The other welcome presence this week was Shannyn Sossamon, who despite not having much to do beyond yelling, “Find my son!” and being put under house arrest, nonetheless provided a much-appreciated sense of continuity. Her appeals to the First Generation revealed the uneasy alliance holding the young people together. Everyone seems to agree it’s super shitty of Jason to have violated the fundamental rule against harming a fellow member of the First Generation, and even though they’re not acting on those feelings yet, Jason would do well to drop the insecure Napoleon complex and start listening more closely to others—Kerri in particular, who has a better grasp of human psychology and Machiavellian machinations than Megan Fisher’s all-or-nothing “clear and severe” nonsense.

While it was great to see Hope Davis doing her thing (as I noted above, the fact she could utter the words “abie cadaver” without the slightest bit of hamminess in her performance is a minor miracle), the scene with the abie corpse in the classroom only makes sense if all of this is geared toward revelations about the aberrations. Much as before, they’ve also caged three Abies, and Fisher’s assurances of safety were barely out of her mouth before they sounded like ironic foreshadowing.
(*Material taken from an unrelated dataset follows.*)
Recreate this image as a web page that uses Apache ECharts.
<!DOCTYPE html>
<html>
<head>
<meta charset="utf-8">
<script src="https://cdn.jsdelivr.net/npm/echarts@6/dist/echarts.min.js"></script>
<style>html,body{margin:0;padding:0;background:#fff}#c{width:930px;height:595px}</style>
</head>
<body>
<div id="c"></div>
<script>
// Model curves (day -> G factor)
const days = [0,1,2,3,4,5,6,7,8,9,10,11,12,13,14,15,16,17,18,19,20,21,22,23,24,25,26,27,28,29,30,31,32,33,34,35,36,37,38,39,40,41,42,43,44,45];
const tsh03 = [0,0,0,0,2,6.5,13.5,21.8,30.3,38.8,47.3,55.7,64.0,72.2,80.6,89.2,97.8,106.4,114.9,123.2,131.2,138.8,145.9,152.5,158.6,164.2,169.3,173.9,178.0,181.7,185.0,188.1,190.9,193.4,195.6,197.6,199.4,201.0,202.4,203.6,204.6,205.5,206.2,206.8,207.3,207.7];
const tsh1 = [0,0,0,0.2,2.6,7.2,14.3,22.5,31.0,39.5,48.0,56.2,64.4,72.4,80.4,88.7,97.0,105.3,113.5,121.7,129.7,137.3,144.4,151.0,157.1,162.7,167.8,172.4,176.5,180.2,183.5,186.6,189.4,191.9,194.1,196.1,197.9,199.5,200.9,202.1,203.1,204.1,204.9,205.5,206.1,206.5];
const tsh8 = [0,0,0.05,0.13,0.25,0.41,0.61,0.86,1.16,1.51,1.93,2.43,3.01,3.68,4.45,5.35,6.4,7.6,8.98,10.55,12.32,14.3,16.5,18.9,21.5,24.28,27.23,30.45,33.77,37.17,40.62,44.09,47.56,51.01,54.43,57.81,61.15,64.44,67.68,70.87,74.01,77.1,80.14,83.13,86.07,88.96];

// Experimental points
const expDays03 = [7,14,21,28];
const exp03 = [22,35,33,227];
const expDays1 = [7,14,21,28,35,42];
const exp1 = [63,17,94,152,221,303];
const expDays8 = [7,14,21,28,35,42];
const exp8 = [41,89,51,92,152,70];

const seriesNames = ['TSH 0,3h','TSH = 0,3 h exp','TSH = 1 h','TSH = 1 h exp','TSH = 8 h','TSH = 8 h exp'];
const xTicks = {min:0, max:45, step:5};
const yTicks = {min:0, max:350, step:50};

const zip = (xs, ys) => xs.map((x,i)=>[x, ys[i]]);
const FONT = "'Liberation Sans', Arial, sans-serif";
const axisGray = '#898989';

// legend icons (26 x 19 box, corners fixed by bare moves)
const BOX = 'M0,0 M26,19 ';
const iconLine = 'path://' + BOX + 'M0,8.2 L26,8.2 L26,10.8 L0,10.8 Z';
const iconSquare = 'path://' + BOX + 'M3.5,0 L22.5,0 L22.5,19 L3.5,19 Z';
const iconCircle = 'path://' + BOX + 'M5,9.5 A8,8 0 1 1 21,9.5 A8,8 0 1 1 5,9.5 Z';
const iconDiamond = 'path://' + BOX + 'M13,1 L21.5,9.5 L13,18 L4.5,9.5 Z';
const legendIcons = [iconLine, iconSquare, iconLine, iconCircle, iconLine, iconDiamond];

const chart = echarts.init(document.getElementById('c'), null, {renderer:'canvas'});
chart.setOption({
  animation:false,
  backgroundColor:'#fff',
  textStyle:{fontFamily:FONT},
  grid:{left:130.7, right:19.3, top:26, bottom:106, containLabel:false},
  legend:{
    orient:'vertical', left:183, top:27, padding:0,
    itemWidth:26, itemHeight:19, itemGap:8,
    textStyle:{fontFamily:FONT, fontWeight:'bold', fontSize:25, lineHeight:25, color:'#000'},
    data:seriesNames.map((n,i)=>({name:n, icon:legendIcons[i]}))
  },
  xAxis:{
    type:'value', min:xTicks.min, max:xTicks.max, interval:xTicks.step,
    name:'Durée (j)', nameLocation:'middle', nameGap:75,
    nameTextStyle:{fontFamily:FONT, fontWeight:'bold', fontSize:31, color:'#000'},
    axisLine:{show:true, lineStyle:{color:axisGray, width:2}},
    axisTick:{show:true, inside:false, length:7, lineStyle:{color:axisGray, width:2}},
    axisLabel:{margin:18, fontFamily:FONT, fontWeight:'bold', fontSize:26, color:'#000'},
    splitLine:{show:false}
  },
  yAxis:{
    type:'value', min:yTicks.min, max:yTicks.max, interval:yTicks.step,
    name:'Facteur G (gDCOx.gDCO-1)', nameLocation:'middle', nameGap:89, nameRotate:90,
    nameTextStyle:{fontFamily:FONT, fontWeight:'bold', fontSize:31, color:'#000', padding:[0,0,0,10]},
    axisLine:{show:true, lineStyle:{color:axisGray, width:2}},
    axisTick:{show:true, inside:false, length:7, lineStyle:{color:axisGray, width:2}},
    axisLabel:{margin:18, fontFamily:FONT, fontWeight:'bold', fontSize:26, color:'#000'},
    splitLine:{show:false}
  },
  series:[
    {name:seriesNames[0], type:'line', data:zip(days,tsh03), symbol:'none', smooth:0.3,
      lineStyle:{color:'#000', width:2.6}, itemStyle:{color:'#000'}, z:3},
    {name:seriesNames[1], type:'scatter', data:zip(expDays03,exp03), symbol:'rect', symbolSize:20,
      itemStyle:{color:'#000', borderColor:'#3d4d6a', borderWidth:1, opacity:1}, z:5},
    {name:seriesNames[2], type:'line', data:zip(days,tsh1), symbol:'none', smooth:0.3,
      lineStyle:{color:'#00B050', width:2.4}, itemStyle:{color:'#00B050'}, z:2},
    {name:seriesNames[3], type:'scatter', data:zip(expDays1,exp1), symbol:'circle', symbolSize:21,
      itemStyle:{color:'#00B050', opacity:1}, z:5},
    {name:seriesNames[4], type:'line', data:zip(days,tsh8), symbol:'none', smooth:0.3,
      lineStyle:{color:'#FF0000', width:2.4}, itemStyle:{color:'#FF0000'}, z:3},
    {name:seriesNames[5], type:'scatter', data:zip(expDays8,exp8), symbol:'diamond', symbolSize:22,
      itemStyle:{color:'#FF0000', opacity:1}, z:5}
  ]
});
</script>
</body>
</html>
This week also introduced us to Djimon Hounsou’s CJ Mitchum, referred to as “one of Pilcher’s proteges,” and seemingly tasked with securing the food supply in Wayward Pines. From him, we learn the chemical levels in the soil within the town have changed, necessitating the growing of crops outside the wall. He’s a bit of a cypher thus far, outside of warning Jason about the dangers of trying to control fire; for now, the character is more of a cautious blank slate than anything.
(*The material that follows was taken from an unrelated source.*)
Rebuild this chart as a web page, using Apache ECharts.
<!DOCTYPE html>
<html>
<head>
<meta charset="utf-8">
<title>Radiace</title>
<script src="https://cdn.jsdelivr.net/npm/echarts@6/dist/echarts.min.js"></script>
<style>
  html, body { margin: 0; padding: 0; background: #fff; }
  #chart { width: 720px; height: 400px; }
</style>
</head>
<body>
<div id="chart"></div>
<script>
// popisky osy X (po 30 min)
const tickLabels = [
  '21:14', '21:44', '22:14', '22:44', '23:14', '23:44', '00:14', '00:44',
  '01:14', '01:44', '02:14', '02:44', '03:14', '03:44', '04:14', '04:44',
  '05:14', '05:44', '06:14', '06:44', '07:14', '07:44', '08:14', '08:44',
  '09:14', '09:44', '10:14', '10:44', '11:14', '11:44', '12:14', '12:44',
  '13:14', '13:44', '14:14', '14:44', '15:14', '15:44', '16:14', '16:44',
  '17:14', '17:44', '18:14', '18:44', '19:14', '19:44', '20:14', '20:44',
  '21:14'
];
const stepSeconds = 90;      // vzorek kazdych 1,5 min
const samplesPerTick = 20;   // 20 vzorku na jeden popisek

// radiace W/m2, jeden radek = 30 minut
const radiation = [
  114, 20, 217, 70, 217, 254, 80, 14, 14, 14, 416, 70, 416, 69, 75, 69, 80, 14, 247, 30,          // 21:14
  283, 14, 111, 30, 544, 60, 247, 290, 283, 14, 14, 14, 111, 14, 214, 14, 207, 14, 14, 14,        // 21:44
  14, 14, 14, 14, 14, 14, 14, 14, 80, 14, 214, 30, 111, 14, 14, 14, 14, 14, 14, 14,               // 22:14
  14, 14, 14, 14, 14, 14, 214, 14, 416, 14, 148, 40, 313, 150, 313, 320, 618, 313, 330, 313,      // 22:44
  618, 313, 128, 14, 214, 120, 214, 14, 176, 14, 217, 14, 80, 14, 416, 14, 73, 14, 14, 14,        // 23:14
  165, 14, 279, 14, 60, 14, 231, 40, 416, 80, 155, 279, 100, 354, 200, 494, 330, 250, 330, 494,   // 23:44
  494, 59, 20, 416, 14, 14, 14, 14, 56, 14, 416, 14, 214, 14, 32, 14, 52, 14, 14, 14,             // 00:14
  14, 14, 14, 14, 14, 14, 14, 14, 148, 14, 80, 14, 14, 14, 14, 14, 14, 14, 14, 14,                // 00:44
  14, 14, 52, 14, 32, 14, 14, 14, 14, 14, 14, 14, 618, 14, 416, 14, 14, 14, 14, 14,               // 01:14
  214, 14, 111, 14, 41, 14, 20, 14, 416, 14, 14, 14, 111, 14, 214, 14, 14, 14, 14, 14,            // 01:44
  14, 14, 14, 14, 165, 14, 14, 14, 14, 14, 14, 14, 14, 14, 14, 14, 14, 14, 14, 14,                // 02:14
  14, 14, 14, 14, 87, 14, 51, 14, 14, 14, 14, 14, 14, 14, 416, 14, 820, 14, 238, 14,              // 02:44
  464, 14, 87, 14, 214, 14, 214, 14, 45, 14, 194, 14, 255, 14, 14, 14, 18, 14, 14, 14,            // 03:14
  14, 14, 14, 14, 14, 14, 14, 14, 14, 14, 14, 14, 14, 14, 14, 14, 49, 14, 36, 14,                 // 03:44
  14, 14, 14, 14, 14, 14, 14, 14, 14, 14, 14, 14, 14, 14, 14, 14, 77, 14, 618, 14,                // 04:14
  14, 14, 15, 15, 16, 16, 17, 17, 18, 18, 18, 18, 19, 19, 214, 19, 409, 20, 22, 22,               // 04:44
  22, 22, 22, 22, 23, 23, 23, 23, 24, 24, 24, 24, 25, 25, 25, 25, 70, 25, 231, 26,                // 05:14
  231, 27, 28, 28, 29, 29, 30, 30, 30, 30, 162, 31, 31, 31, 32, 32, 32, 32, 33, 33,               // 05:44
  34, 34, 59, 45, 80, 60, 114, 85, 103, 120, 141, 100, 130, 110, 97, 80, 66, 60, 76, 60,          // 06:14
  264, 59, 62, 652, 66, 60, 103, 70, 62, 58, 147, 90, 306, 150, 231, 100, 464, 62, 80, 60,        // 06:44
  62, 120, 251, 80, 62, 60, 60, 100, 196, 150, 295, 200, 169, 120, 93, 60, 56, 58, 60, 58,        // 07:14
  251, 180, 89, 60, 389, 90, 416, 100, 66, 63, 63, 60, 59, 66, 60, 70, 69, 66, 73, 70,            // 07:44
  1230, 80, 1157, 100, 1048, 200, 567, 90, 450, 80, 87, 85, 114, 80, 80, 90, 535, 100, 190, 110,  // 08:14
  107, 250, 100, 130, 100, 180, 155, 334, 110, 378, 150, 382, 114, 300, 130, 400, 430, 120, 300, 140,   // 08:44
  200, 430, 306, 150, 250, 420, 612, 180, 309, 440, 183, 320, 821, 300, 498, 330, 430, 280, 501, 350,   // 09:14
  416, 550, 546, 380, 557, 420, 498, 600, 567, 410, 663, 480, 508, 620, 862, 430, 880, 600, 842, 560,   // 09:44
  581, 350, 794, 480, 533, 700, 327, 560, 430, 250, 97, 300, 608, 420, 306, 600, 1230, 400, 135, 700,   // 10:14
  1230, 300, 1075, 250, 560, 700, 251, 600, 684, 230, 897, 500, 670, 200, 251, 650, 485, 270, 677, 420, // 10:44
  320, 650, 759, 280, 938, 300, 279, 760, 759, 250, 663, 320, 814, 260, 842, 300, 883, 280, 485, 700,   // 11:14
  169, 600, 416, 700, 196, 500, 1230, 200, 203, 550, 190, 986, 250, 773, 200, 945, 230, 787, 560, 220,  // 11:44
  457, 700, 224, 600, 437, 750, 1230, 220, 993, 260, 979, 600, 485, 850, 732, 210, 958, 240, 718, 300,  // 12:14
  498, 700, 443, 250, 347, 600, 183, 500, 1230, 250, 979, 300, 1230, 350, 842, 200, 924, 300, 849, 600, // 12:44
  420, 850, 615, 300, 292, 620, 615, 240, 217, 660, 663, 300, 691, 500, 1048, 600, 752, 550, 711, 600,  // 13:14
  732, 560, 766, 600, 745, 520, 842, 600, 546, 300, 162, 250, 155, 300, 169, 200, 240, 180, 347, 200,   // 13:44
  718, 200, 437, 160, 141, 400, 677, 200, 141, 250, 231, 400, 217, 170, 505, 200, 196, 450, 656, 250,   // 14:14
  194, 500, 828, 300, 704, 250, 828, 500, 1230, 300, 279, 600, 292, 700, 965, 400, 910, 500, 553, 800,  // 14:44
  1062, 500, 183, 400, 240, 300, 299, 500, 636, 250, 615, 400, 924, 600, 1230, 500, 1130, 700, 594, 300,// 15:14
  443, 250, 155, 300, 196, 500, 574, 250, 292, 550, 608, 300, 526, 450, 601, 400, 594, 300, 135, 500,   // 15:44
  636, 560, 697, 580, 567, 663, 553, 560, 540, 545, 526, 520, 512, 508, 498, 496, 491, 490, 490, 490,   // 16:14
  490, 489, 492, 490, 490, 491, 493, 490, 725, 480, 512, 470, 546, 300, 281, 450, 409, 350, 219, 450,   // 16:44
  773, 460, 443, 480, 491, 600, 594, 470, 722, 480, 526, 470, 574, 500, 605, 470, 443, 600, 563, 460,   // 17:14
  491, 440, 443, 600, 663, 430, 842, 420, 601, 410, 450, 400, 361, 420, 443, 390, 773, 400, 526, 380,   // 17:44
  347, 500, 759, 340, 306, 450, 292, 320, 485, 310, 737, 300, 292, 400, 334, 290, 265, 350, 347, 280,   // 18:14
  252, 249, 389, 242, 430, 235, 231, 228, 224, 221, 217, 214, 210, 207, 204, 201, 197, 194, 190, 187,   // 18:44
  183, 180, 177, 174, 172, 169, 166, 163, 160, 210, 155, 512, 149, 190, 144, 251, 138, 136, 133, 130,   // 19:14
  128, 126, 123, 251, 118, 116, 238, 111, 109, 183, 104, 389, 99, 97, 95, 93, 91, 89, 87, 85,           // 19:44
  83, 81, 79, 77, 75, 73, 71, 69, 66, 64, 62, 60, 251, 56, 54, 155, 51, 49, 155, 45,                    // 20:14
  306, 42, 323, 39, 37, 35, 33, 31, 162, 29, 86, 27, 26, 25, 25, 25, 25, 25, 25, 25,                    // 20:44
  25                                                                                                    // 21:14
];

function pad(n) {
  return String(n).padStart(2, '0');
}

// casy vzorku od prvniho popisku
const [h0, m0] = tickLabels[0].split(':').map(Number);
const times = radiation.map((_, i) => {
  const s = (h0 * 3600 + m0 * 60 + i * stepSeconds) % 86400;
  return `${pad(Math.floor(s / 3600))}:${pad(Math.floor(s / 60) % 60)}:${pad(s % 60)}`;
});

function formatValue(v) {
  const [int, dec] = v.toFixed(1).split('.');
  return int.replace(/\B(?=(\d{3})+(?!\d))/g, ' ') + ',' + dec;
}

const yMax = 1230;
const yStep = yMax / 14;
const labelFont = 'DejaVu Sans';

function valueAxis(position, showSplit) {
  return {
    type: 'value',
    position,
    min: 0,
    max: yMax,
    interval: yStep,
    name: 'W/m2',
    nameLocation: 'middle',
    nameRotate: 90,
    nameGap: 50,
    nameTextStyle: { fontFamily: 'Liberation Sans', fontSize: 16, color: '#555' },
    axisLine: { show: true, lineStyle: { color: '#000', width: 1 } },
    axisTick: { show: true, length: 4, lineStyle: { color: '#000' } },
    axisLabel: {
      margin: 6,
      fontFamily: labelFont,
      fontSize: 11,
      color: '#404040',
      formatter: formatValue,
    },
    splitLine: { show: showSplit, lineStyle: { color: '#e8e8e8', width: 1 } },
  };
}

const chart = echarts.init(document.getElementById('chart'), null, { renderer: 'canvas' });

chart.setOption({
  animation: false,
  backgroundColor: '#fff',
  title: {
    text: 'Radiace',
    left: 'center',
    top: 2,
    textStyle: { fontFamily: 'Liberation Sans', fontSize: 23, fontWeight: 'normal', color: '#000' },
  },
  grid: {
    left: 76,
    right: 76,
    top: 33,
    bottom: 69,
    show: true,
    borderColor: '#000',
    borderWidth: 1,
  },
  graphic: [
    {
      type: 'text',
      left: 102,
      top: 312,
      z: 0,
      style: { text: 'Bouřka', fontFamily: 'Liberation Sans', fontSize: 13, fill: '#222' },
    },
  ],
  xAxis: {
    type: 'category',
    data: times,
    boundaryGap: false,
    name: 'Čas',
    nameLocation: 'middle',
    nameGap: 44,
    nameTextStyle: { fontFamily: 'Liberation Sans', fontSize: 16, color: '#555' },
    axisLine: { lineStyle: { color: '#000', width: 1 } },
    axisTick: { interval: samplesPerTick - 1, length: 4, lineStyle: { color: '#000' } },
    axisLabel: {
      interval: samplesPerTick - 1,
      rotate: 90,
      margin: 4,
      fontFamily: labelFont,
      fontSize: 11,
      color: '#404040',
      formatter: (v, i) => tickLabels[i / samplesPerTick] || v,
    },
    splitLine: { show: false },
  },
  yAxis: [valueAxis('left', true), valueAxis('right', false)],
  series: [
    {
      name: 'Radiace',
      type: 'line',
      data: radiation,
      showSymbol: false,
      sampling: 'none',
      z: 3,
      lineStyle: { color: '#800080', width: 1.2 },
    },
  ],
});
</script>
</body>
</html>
More effective was the development of both Kerri and Jason, whose home life seems like a precarious relationship largely dictated by Kerri’s willingness to put up with Jason’s blockheaded nature. While she has some genuine moments of emotion (she looked legitimately pissed that Jason exiled Ben), she also has a tendency to exude Lady Macbeth vibes, the demeanor of a woman doing her best to secretly control the man in charge of things. “He’s not a threat if you control it,” she tells Jason in reference to Theo, and it’s obvious she hopes he’ll realize “control” doesn’t mean ”threaten.” Don’t hold your breath, Kerri. They’ve both interpellated Pilcher’s ideology deep in their marrow: They truly believe that dissent equals destruction, the end of humanity, and are willing to make the hard choices to prevent that from happening. The rebellion stemmed in part from the disappearing supply of rations, and if Wayward Pines can’t forge a more lasting food supply than sporadic harvests, there will be more dissent to come. And Jason’s crew of fresh-faced soldiers are going to need all the help they can get when those Abies—wherever they are—return.

Stray Observations:

  • Okay, most important thing first: Did we just watch Ben get eaten by Abies? I’d say it was a certainty, but Megan Fisher somehow survived, so I’m not ready to call time of death just yet. Still—a gutsy move, show.
  • “Why wouldn’t I be paranoid, here?”
  • Arlene, like Megan Fisher, feels like she wandered in from last season, with her strange attitude and electroshock-aided mentality. Her weirdness would be endearing and fun if it weren’t rooted in such a depressing source. But I’m glad she’s once more our receptionist.
  • Rebecca and Theo’s relationship is so tentative! I’m curious to see what they do with this—it feels a bit like warmed-over Ethan/Theresa uncertainty, but having Rebecca be three years in to her tenure in Wayward Pines helps give them a footing the Burkes always lacked.
  • Slaps across the face should always be followed up with, “Did that feel real?”